Common Faltering Points

Errors while devising the approach

Students might confuse "sum of digits" with other mathematical operations. They might think they need to find the number of digits, or perform some other calculation on the number \(\mathrm{m} = 10^{32} - 32\), rather than adding up each individual digit that appears in the final number.

Students often attempt to calculate \(10^{32} - 32\) by trying to write out the full number or use standard arithmetic methods, rather than recognizing that there's a predictable pattern when subtracting from powers of 10. They might get overwhelmed by the large numbers and miss the systematic approach of using smaller examples to identify the pattern.

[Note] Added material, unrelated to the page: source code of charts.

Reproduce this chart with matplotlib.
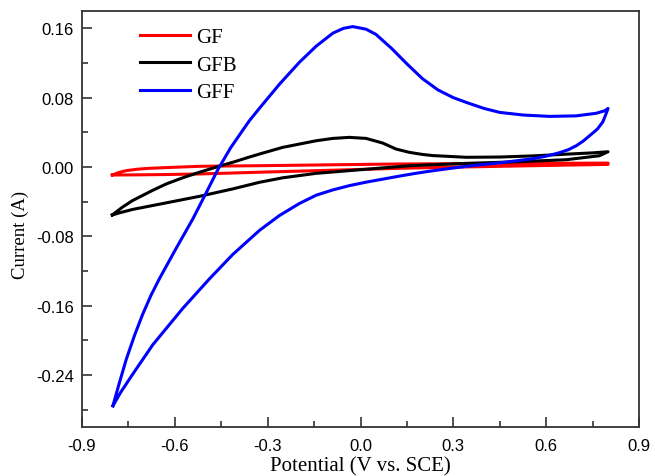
import matplotlib
matplotlib.use("Agg")
import matplotlib.pyplot as plt
from matplotlib.ticker import MultipleLocator

# GF (red)
gf_x = [-0.802, -0.78, -0.757, -0.72, -0.682, -0.60, -0.52, -0.42, -0.326, -0.10, 0.126, 0.30, 0.45, 0.62, 0.80,
        0.80, 0.62, 0.45, 0.30, 0.126, -0.10, -0.326, -0.42, -0.52, -0.63, -0.737, -0.78, -0.802]
gf_y = [-0.0092, -0.0062, -0.0042, -0.0025, -0.0015, -0.0003, 0.0008, 0.0012, 0.0015, 0.0025, 0.0035, 0.0038, 0.0040, 0.0043, 0.0045,
        0.0030, 0.0019, 0.0008, -0.0002, -0.0015, -0.0038, -0.0060, -0.0070, -0.0080, -0.0087, -0.0091, -0.0092, -0.0092]

# GFB (black)
gfb_x = [-0.802, -0.77, -0.737, -0.672, -0.628, -0.575, -0.52, -0.456, -0.413, -0.359, -0.326, -0.252, -0.197,
         -0.143, -0.089, -0.036, 0.018, 0.072, 0.115, 0.158, 0.20, 0.233, 0.342, 0.45, 0.556, 0.665, 0.75, 0.80,
         0.772, 0.665, 0.503, 0.342, 0.158, -0.036, -0.143, -0.252, -0.326, -0.413, -0.52, -0.628, -0.737, -0.78, -0.802]
gfb_y = [-0.0553, -0.0465, -0.0388, -0.0270, -0.0196, -0.0125, -0.0060, 0.0010, 0.0054, 0.0115, 0.0150, 0.0226, 0.0265,
         0.0303, 0.0330, 0.0342, 0.0330, 0.0276, 0.0207, 0.0169, 0.0145, 0.0132, 0.0112, 0.0115, 0.0128, 0.0148, 0.0163, 0.0176,
         0.0130, 0.0084, 0.0060, 0.0042, 0.0015, -0.0042, -0.0073, -0.0125, -0.0176, -0.0253, -0.0338, -0.0414, -0.0490, -0.0530, -0.0553]

# GFF (blue)
gff_x = [-0.800, -0.780, -0.757, -0.730, -0.704, -0.677, -0.650, -0.596, -0.542, -0.499, -0.461, -0.420, -0.391,
         -0.360, -0.326, -0.262, -0.197, -0.143, -0.089, -0.055, -0.025, 0.018, 0.050, 0.100, 0.150, 0.200,
         0.250, 0.300, 0.350, 0.400, 0.450, 0.525, 0.611, 0.697, 0.762, 0.790, 0.800,
         0.792, 0.783, 0.766, 0.755, 0.740, 0.720, 0.697, 0.672, 0.643, 0.600, 0.556, 0.450, 0.342, 0.286, 0.230,
         0.180, 0.126, 0.072, 0.018, -0.036, -0.090, -0.143, -0.197, -0.262, -0.326, -0.413, -0.488, -0.574,
         -0.671, -0.736, -0.775, -0.800]
gff_y = [-0.2755, -0.2500, -0.2220, -0.1940, -0.1700, -0.1480, -0.1290, -0.0940, -0.0600, -0.0300, -0.0030, 0.0220, 0.0370,
         0.0530, 0.0680, 0.0955, 0.1210, 0.1395, 0.1545, 0.1600, 0.1620, 0.1590, 0.1530, 0.1370, 0.1190, 0.1020,
         0.0890, 0.0800, 0.0735, 0.0675, 0.0630, 0.0600, 0.0584, 0.0590, 0.0620, 0.0650, 0.0676,
         0.0600, 0.0520, 0.0440, 0.0405, 0.0360, 0.0300, 0.0245, 0.0200, 0.0165, 0.0125, 0.0095, 0.0048, 0.0008, -0.0018, -0.0045,
         -0.0072, -0.0105, -0.0140, -0.0175, -0.0215, -0.0265, -0.0325, -0.0420, -0.0560, -0.0730, -0.1010, -0.1290, -0.1630,
         -0.2050, -0.2390, -0.2600, -0.2755]

x_ticks = [-0.9, -0.6, -0.3, 0.0, 0.3, 0.6, 0.9]
y_ticks = [-0.24, -0.16, -0.08, 0.00, 0.08, 0.16]

fig = plt.figure(figsize=(6.55, 4.77), dpi=100)
ax = fig.add_axes([82/655, 1 - 428/477, (639-82)/655, (428-12)/477])

ax.plot(gf_x, gf_y, color='#ff0000', lw=2.2, label='GF', solid_joinstyle='round')
ax.plot(gfb_x, gfb_y, color='#000000', lw=2.2, label='GFB', solid_joinstyle='round')
ax.plot(gff_x, gff_y, color='#0000ff', lw=2.2, label='GFF', solid_joinstyle='round')

ax.set_xlim(-0.9, 0.9)
ax.set_ylim(-0.30, 0.18)
ax.set_xticks(x_ticks)
ax.set_xticklabels([f"{v:.1f}" for v in x_ticks])
ax.set_yticks(y_ticks)
ax.set_yticklabels([f"{v:.2f}" for v in y_ticks])
ax.xaxis.set_minor_locator(MultipleLocator(0.15))
ax.yaxis.set_minor_locator(MultipleLocator(0.04))
ax.tick_params(which='both', direction='in', labelsize=12, width=1.2, color='#333333')
ax.tick_params(which='major', length=7)
ax.tick_params(which='minor', length=4)
ax.tick_params(axis='x', pad=8)
ax.tick_params(axis='y', pad=6)
for lab in ax.get_xticklabels() + ax.get_yticklabels():
    lab.set_family('Liberation Sans')
for s in ax.spines.values():
    s.set_linewidth(1.3)
    s.set_color('#333333')

xl = ax.set_xlabel('Potential (V vs. SCE)', family='Liberation Serif', fontsize=15)
ax.xaxis.set_label_coords(0.5, -(471 - 428) / 416)
xl.set_va('baseline')
ax.set_ylabel('Current (A)', family='Liberation Serif', fontsize=13.5, va='center')
ax.yaxis.set_label_coords(-(82 - 20) / 557, (428 - 235) / 416)

leg = ax.legend(loc='upper left', bbox_to_anchor=(0.078, 0.995), frameon=False,
                prop={'family': 'Liberation Serif', 'size': 15}, handlelength=2.4,
                labelspacing=0.37, handletextpad=0.3, borderpad=0.2)

fig.savefig('out.png', dpi=100)
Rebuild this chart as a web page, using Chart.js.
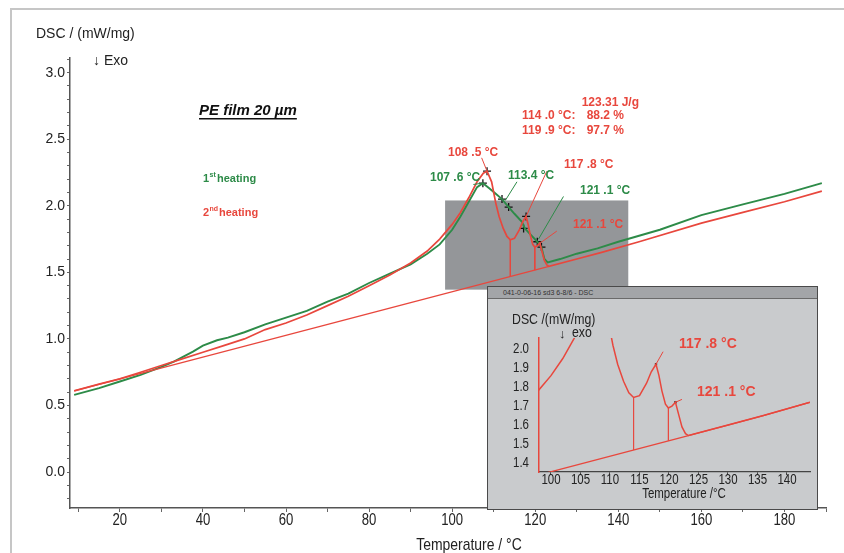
<!DOCTYPE html>
<html>
<head>
<meta charset="utf-8">
<script src="https://cdn.jsdelivr.net/npm/chart.js@4.4.1/dist/chart.umd.min.js"></script>
<style>
  html, body { margin: 0; padding: 0; background: #fff; }
  #wrap { position: relative; width: 844px; height: 553px; overflow: hidden; }
  #main { position: absolute; left: 0; top: 0; }
  #panel { position: absolute; left: 487px; top: 286px; width: 331px; height: 224px; background: #c9cbcd; border: 1px solid #4a4a4a; box-sizing: border-box; }
  #panelBar { height: 11px; background: #a3a5a8; border-bottom: 1px solid #6a6a6a; font: 7px "Liberation Sans", Arial, sans-serif; color: #333; line-height: 11px; padding-left: 15px; }
  #inset { position: absolute; left: 0; top: 12px; }
</style>
</head>
<body>
<div id="wrap">
  <canvas id="main" width="844" height="553"></canvas>
  <div id="panel">
    <div id="panelBar">041-0-06-16 sd3 6-8/6 - DSC</div>
    <canvas id="inset" width="329" height="210"></canvas>
  </div>
</div>
<script>
const RED = '#e8473d';
const GREEN = '#2d8b48';

// 1st heating (green), temperature in °C and DSC in mW/mg
const heat1T = [9, 15, 20, 25, 30, 33, 37.6, 40, 43.4, 46, 50, 55, 60, 65, 70, 75, 80, 85, 90, 94, 97, 100, 102, 104, 106, 107.4, 109, 110.5, 112, 113.6, 115, 116.8, 117.5, 119, 120.5, 121.5, 122.2, 123, 126, 130, 135, 140, 150, 160, 170, 180, 189];
const heat1V = [0.58, 0.63, 0.68, 0.73, 0.79, 0.83, 0.905, 0.95, 0.99, 1.01, 1.05, 1.11, 1.16, 1.21, 1.28, 1.34, 1.42, 1.49, 1.56, 1.64, 1.71, 1.82, 1.92, 2.03, 2.14, 2.17, 2.13, 2.09, 2.05, 1.99, 1.94, 1.88, 1.83, 1.78, 1.73, 1.69, 1.60, 1.575, 1.60, 1.64, 1.68, 1.73, 1.82, 1.93, 2.01, 2.09, 2.17];

// 2nd heating (red)
const heat2T = [9, 15, 20, 25, 30, 35, 40, 45, 50, 55, 60, 65, 70, 75, 80, 85, 90, 94, 97, 100, 102, 104, 106, 107.5, 108.4, 109.5, 110.5, 111.3, 112.3, 113.2, 114, 115, 116.2, 117, 117.8, 118.3, 118.8, 119.4, 119.9, 120.5, 121.1, 121.6, 122.2, 122.8, 123.3, 130, 136, 145, 160, 170, 180, 189];
const heat2V = [0.61, 0.66, 0.70, 0.75, 0.80, 0.85, 0.90, 0.95, 1.00, 1.07, 1.12, 1.18, 1.25, 1.32, 1.40, 1.48, 1.57, 1.66, 1.75, 1.86, 1.95, 2.06, 2.18, 2.245, 2.26, 2.18, 2.02, 1.92, 1.83, 1.77, 1.745, 1.755, 1.82, 1.88, 1.92, 1.86, 1.78, 1.71, 1.69, 1.70, 1.72, 1.66, 1.59, 1.555, 1.545, 1.60, 1.65, 1.73, 1.87, 1.95, 2.03, 2.11];

// integration baseline under the 2nd heating peak
const baseT = [9, 123.3];
const baseV = [0.61, 1.545];

// partial area limits (114.0 °C: 88.2 %, 119.9 °C: 97.7 %)
const splitT = [114.0, 119.9];
const splitTop = [1.745, 1.69];
const splitBot = [1.469, 1.517];

// evaluated points (+)
const mark1T = [107.4, 112.0, 113.6, 117.2, 120.5, 121.5];
const mark1V = [2.17, 2.05, 1.99, 1.83, 1.73, 1.69];
const mark2T = [108.4, 117.8];
const mark2V = [2.26, 1.92];
const insetMarkT = [117.8, 121.1];
const insetMarkV = [1.92, 1.72];

// zoom window shown in the inset
const zoomT = [98.3, 142.4];
const zoomV = [1.37, 2.04];

// leader lines from the labels to the evaluated points
const leadFromT = [107.1, 105.1, 115.6, 122.8, 126.8, 125.2];
const leadFromV = [2.36, 2.16, 2.18, 2.26, 2.07, 1.81];
const leadToT = [108.4, 107.4, 112.8, 117.8, 120.8, 121.2];
const leadToV = [2.26, 2.17, 2.04, 1.92, 1.75, 1.72];
const leadColor = [RED, GREEN, GREEN, RED, GREEN, RED];
const insetLeadFromT = [117.8, 121.1];
const insetLeadFromV = [1.92, 1.72];
const insetLeadToT = [119.0, 122.2];
const insetLeadToV = [1.986, 1.735];

// tick labels
const mainXLabels = [20, 40, 60, 80, 100, 120, 140, 160, 180];
const insetXLabels = [100, 105, 110, 115, 120, 125, 130, 135, 140];
const insetYLabels = [1.4, 1.5, 1.6, 1.7, 1.8, 1.9, 2.0];

const SANS = '"Liberation Sans", Arial, sans-serif';
Chart.defaults.font.family = SANS;

const pts = (xs, ys) => xs.map((x, i) => ({ x: x, y: ys[i] }));
const lineSet = (xs, ys, color, width) => ({
    data: pts(xs, ys), borderColor: color, borderWidth: width,
    pointRadius: 0, tension: 0, fill: false
});
const crossSet = (xs, ys) => ({
    data: pts(xs, ys), showLine: false, pointStyle: 'cross',
    pointRadius: 4, borderColor: '#111', borderWidth: 1.3
});

function put(ctx, s, x, y, font, color, align) {
    ctx.font = font;
    ctx.fillStyle = color;
    ctx.textAlign = align || 'left';
    ctx.textBaseline = 'middle';
    ctx.fillText(s, x, y);
    return ctx.measureText(s).width;
}

// condensed text, the original figure uses a narrow face
function putNarrow(ctx, s, x, y, size, color, align) {
    ctx.save();
    ctx.translate(x, y);
    ctx.scale(0.82, 1);
    put(ctx, s, 0, 0, size + 'px ' + SANS, color, align);
    ctx.restore();
}

function drawLeaders(chart, fT, fV, tT, tV, colors) {
    const { ctx, scales: { x, y } } = chart;
    ctx.save();
    ctx.lineWidth = 1;
    fT.forEach((t, i) => {
        ctx.strokeStyle = colors[i];
        ctx.beginPath();
        ctx.moveTo(x.getPixelForValue(t), y.getPixelForValue(fV[i]));
        ctx.lineTo(x.getPixelForValue(tT[i]), y.getPixelForValue(tV[i]));
        ctx.stroke();
    });
    ctx.restore();
}

const mainDecor = {
    id: 'mainDecor',
    beforeDraw(chart) {
        const ctx = chart.ctx;
        ctx.save();
        ctx.fillStyle = '#fff';
        ctx.fillRect(0, 0, chart.width, chart.height);
        ctx.strokeStyle = '#c6c6c6';
        ctx.lineWidth = 2;
        ctx.strokeRect(11, 9, 900, 700);
        ctx.restore();
    },
    beforeDatasetsDraw(chart) {
        const { ctx, scales: { x, y } } = chart;
        const l = x.getPixelForValue(zoomT[0]), r = x.getPixelForValue(zoomT[1]);
        const t = y.getPixelForValue(zoomV[1]), b = y.getPixelForValue(zoomV[0]);
        ctx.save();
        ctx.fillStyle = '#949699';
        ctx.fillRect(l, t, r - l, b - t);
        ctx.restore();
    },
    afterDatasetsDraw(chart) {
        drawLeaders(chart, leadFromT, leadFromV, leadToT, leadToV, leadColor);
    },
    afterDraw(chart) {
        const ctx = chart.ctx;
        const x = chart.scales.x;
        ctx.save();
        mainXLabels.forEach((v) => putNarrow(ctx, String(v), x.getPixelForValue(v), 521, 16, '#222', 'center'));
        putNarrow(ctx, 'Temperature / \u00b0C', 469, 545, 17, '#222', 'center');
        put(ctx, 'DSC / (mW/mg)', 36, 34, '14px ' + SANS, '#222');
        put(ctx, '\u2193 Exo', 93, 61, '14px ' + SANS, '#222');
        const w = put(ctx, 'PE film 20 \u00b5m', 199, 111, 'italic bold 15px ' + SANS, '#111');
        ctx.fillStyle = '#111';
        ctx.fillRect(199, 118, w, 1.5);

        const b11 = 'bold 11px ' + SANS, b7 = 'bold 7px ' + SANS;
        put(ctx, '1', 203, 179, b11, GREEN);
        put(ctx, 'st', 209.5, 175, b7, GREEN);
        put(ctx, 'heating', 217, 179, b11, GREEN);
        put(ctx, '2', 203, 213, b11, RED);
        put(ctx, 'nd', 209.5, 209, b7, RED);
        put(ctx, 'heating', 219, 213, b11, RED);

        const b12 = 'bold 12px ' + SANS;
        put(ctx, '123.31 J/g', 639, 103, b12, RED, 'right');
        put(ctx, '114 .0 \u00b0C:', 522, 116, b12, RED);
        put(ctx, '88.2 %', 624, 116, b12, RED, 'right');
        put(ctx, '119 .9 \u00b0C:', 522, 131, b12, RED);
        put(ctx, '97.7 %', 624, 131, b12, RED, 'right');
        put(ctx, '108 .5 \u00b0C', 448, 153, b12, RED);
        put(ctx, '107 .6 \u00b0C', 430, 178, b12, GREEN);
        put(ctx, '113.4 \u00b0C', 508, 176, b12, GREEN);
        put(ctx, '117 .8 \u00b0C', 564, 165, b12, RED);
        put(ctx, '121 .1 \u00b0C', 580, 191, b12, GREEN);
        put(ctx, '121 .1 \u00b0C', 573, 225, b12, RED);
        ctx.restore();
    }
};

new Chart(document.getElementById('main'), {
    type: 'line',
    data: {
        datasets: [
            lineSet(baseT, baseV, RED, 1.3),
            lineSet(heat2T, heat2V, RED, 1.7),
            lineSet(heat1T, heat1V, GREEN, 1.9),
            ...splitT.map((t, i) => lineSet([t, t], [splitTop[i], splitBot[i]], RED, 1)),
            crossSet(mark1T, mark1V),
            crossSet(mark2T, mark2V)
        ]
    },
    options: {
        responsive: false,
        animation: false,
        layout: { padding: { top: 58, right: 18, left: 0, bottom: 0 } },
        plugins: { legend: { display: false }, tooltip: { enabled: false } },
        scales: {
            x: {
                type: 'linear', min: 8, max: 190,
                afterBuildTicks: (s) => { s.ticks = []; for (let v = 10; v <= 190; v += 10) s.ticks.push({ value: v }); },
                afterFit: (s) => { s.height = 45; },
                ticks: { autoSkip: false, maxRotation: 0, callback: () => '' },
                grid: { drawOnChartArea: false, drawTicks: true, tickLength: 4, color: '#666' },
                border: { color: '#555', width: 1.5 }
            },
            y: {
                min: -0.27, max: 3.11,
                afterBuildTicks: (s) => { s.ticks = []; for (let k = -2; k <= 31; k++) s.ticks.push({ value: k / 10 }); },
                afterFit: (s) => { s.width = 70; },
                ticks: {
                    autoSkip: false, padding: 2, color: '#222',
                    font: { family: SANS, size: 14 },
                    callback: (v) => { const k = Math.round(v * 10); return k % 5 === 0 ? (k / 10).toFixed(1) : ''; }
                },
                grid: { drawOnChartArea: false, drawTicks: true, tickLength: 3, color: '#666' },
                border: { color: '#555', width: 1.5 }
            }
        }
    },
    plugins: [mainDecor]
});

const insetDecor = {
    id: 'insetDecor',
    afterDatasetsDraw(chart) {
        drawLeaders(chart, insetLeadFromT, insetLeadFromV, insetLeadToT, insetLeadToV, [RED, RED]);
    },
    afterDraw(chart) {
        const ctx = chart.ctx;
        const { x, y } = chart.scales;
        ctx.save();
        insetXLabels.forEach((v) => putNarrow(ctx, String(v), x.getPixelForValue(v), 181, 14, '#222', 'center'));
        insetYLabels.forEach((v) => putNarrow(ctx, v.toFixed(1), 41, y.getPixelForValue(v), 14, '#222', 'right'));
        putNarrow(ctx, 'DSC /(mW/mg)', 24, 21, 15, '#222');
        put(ctx, '\u2193', 71, 35, '13px ' + SANS, '#222');
        putNarrow(ctx, 'exo', 84, 34, 15, '#222');
        putNarrow(ctx, 'Temperature /\u00b0C', 196, 195, 14, '#222', 'center');
        const b = 'bold 14px ' + SANS;
        put(ctx, '117 .8 \u00b0C', 191, 45, b, RED);
        put(ctx, '121 .1 \u00b0C', 209, 93, b, RED);
        ctx.restore();
    }
};

new Chart(document.getElementById('inset'), {
    type: 'line',
    data: {
        datasets: [
            lineSet(baseT.concat(heat2T.slice(heat2T.indexOf(123.3) + 1)), baseV.concat(heat2V.slice(heat2T.indexOf(123.3) + 1)), RED, 1.3),
            lineSet(heat2T, heat2V, RED, 1.5),
            ...splitT.map((t, i) => lineSet([t, t], [splitTop[i], splitBot[i]], RED, 0.8)),
            {
                data: pts(insetMarkT, insetMarkV), showLine: false, pointStyle: 'rect',
                pointRadius: 1.6, backgroundColor: '#111', borderColor: '#111', borderWidth: 0
            }
        ]
    },
    options: {
        responsive: false,
        animation: false,
        layout: { padding: { top: 39, right: 7, left: 0, bottom: 0 } },
        plugins: { legend: { display: false }, tooltip: { enabled: false } },
        scales: {
            x: {
                type: 'linear', min: 97.97, max: 143.9,
                afterBuildTicks: (s) => { s.ticks = []; for (let v = 100; v <= 140; v += 5) s.ticks.push({ value: v }); },
                afterFit: (s) => { s.height = 37; },
                ticks: { autoSkip: false, maxRotation: 0, callback: () => '' },
                grid: { drawOnChartArea: false, drawTicks: true, tickLength: 3, color: '#444' },
                border: { color: '#444', width: 1.3 }
            },
            y: {
                min: 1.353, max: 2.058,
                afterFit: (s) => { s.width = 51; },
                ticks: { display: false },
                grid: { display: false },
                border: { display: true, color: RED, width: 1.5 }
            }
        }
    },
    plugins: [insetDecor]
});
</script>
</body>
</html>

When students understand they need to use borrowing, they might incorrectly apply it. For example, they might think that only the last few digits change during subtraction, or they might not realize that the borrowing cascades through all the zeros, turning them into 9s.

Errors while executing the approach

After correctly determining that \(10^{32} - 32\) results in a string of 9s followed by 68, students often miscount how many 9s there are. Since \(10^{32}\) has 33 total digits (1 followed by 32 zeros), after subtraction we get 32 total digits. Students might incorrectly think there are 32 nines instead of 30 nines.

Even with the correct setup of 30 nines + 6 + 8, students can make simple arithmetic mistakes: calculating \(30 \times 9\) incorrectly (getting something other than 270), or making errors in the final addition \(270 + 6 + 8 = 284\).

When performing the subtraction for the rightmost digits, students might incorrectly calculate what \(100 - 32\) equals, or they might not properly understand how the borrowing affects just the last two positions, potentially getting digits other than 6 and 8.

Errors while selecting the answer

No likely faltering points - once students have calculated the sum correctly as 284, the answer selection is straightforward as it directly matches option D.